Trump’s focus on infrastructure projects, which requires increased government spending, has the potential to increase inflation. While inflation has been historically low for many years, an increase would catch the eye of the Federal Reserve as one of their mandates is to keep inflation in check at a 2% target.
The potential for the Fed to increase interest rates has been its own story line for much of the year. Now that the election is over, all eyes will look to the next Federal Open Market Committee meeting December 13-14 and what the Fed will do. The Fed Futures contracts are now indicating an 82% probability of a 0.25% rate increase in December.

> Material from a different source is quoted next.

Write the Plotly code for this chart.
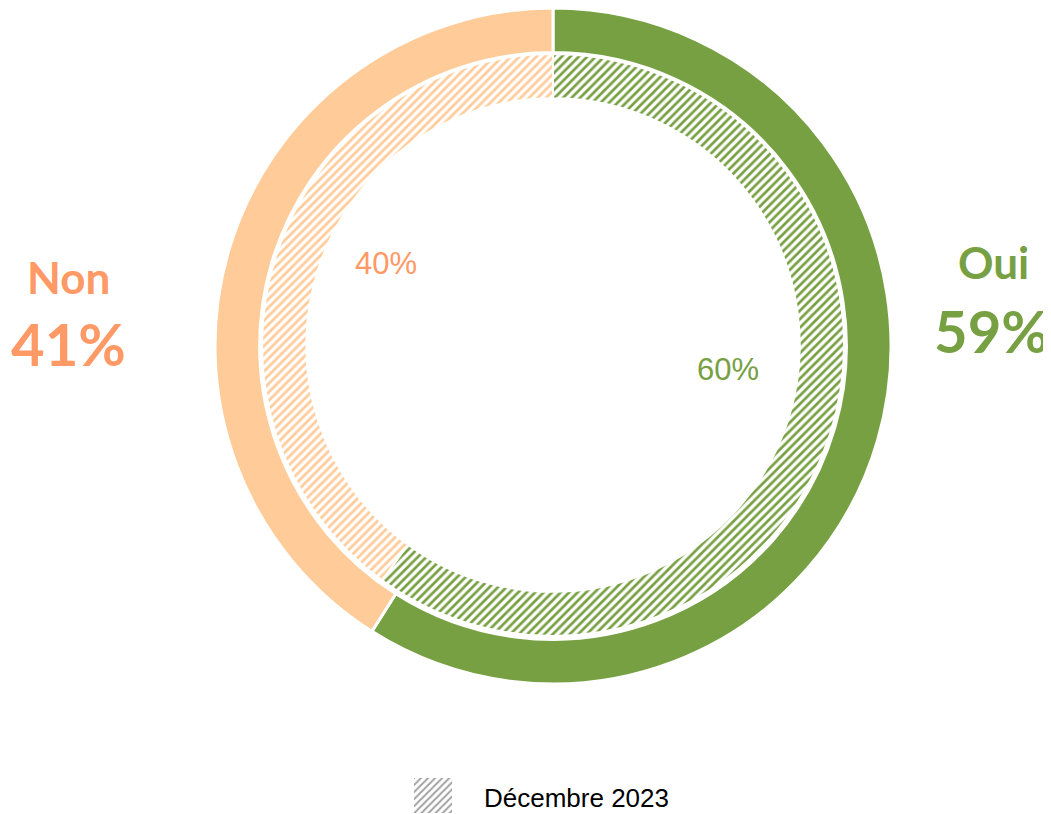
import plotly.graph_objects as go

# la page ajoute une marge de 8 px autour de la figure
OFF = 8
W, H = 1051 - OFF, 814 - OFF

labels = ["Oui", "Non"]
current_pct = [59, 41]       # anneau extérieur
december_pct = [60, 40]      # anneau intérieur (Décembre 2023)
legend_label = "Décembre 2023"

green = "#77A043"
peach = "#FFCB99"
orange_txt = "#FF9966"


def px_x(x):
    return min(max((x - OFF) / W, 0), 1)


def px_y(y):
    return min(max(1 - (y - OFF) / H, 0), 1)


fig = go.Figure()

# anneau extérieur
fig.add_trace(go.Pie(
    labels=labels,
    values=current_pct,
    sort=False,
    direction="clockwise",
    rotation=0,
    hole=0.868,
    marker=dict(colors=[green, peach], line=dict(color="white", width=3)),
    textinfo="none",
    hoverinfo="label+percent",
    showlegend=False,
    domain=dict(x=[px_x(214), px_x(892)], y=[px_y(684), px_y(8)]),
))

# anneau intérieur hachuré
fig.add_trace(go.Pie(
    labels=labels,
    values=december_pct,
    sort=False,
    direction="clockwise",
    rotation=0,
    hole=0.848,
    marker=dict(
        colors=["white", "white"],
        line=dict(color="white", width=2),
        pattern=dict(shape="/", fgcolor=[green, peach], bgcolor="white",
                     size=6, solidity=0.45),
    ),
    textinfo="none",
    hoverinfo="label+percent",
    showlegend=False,
    domain=dict(x=[px_x(262), px_x(844)], y=[px_y(636), px_y(54)]),
))

# pastille de légende
fig.add_trace(go.Bar(
    x=[0], y=[1], width=[1],
    marker=dict(color="white", line=dict(width=0),
                pattern=dict(shape="/", fgcolor="#444444", bgcolor="white",
                             size=5, solidity=0.4)),
    hoverinfo="skip",
    showlegend=False,
))

fig.update_layout(
    width=W, height=H,
    margin=dict(l=0, r=0, t=0, b=0),
    paper_bgcolor="white",
    plot_bgcolor="white",
    xaxis=dict(domain=[px_x(414), px_x(452)], range=[-0.5, 0.5], visible=False, fixedrange=True),
    yaxis=dict(domain=[px_y(813), px_y(778)], range=[0, 1], visible=False, fixedrange=True),
    font=dict(family="Arial, Liberation Sans"),
)

ann = [
    dict(x=px_x(68), y=px_y(277), text="<b>Non</b>", font=dict(size=44, color=orange_txt, family="Lato")),
    dict(x=px_x(68), y=px_y(343), text="<b>41%</b>", font=dict(size=58, color=orange_txt, family="Lato")),
    dict(x=px_x(993), y=px_y(262), text="<b>Oui</b>", font=dict(size=44, color=green, family="Lato")),
    dict(x=px_x(991), y=px_y(330), text="<b>59%</b>", font=dict(size=58, color=green, family="Lato")),
    dict(x=px_x(386), y=px_y(263), text=f"{december_pct[1]}%", font=dict(size=31, color=orange_txt)),
    dict(x=px_x(728), y=px_y(369), text=f"{december_pct[0]}%", font=dict(size=31, color=green)),
    dict(x=px_x(482), y=px_y(798), text=legend_label, xanchor="left", font=dict(size=26, color="#000000")),
]
for a in ann:
    a.setdefault("xanchor", "center")
    fig.add_annotation(xref="paper", yref="paper", yanchor="middle", showarrow=False, **a)

fig.write_html("out.html")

Markets initially reacted negatively to the news of a potential Trump victory. At one point, the Dow Jones Industrial Average futures were down nearly 800 points. This negative reaction turned positive once the U.S. stock market opened this morning. In fact, U.S. stock markets rallied today with the DJIA closing the day up 1.40%. The Dollar had its largest gain since the Brexit vote in June and the 10-Year Treasury Yield finished above 2.00% for the first time since January. It’s worth mentioning that, since 1980, this period we’re entering between Election Day and Inauguration Day has been positive for stocks in 7 out of 9 election cycles with an average return of 0.32% for the S&P 500 Index.
So, do markets tend to favor one political party over the other? Since 1900, the markets have historically performed better with a Democratic president at the helm. That said, when looking at the combination of a Republican president and Republican-controlled Congress, that scenario has produced an average return for the DJIA of 7.0%. The last time an election produced a Republican sweep was the election of 1928.
During this period of transition for the country, it’s important to maintain perspective, stay focused on your long-term investment goals, and look ahead with optimism.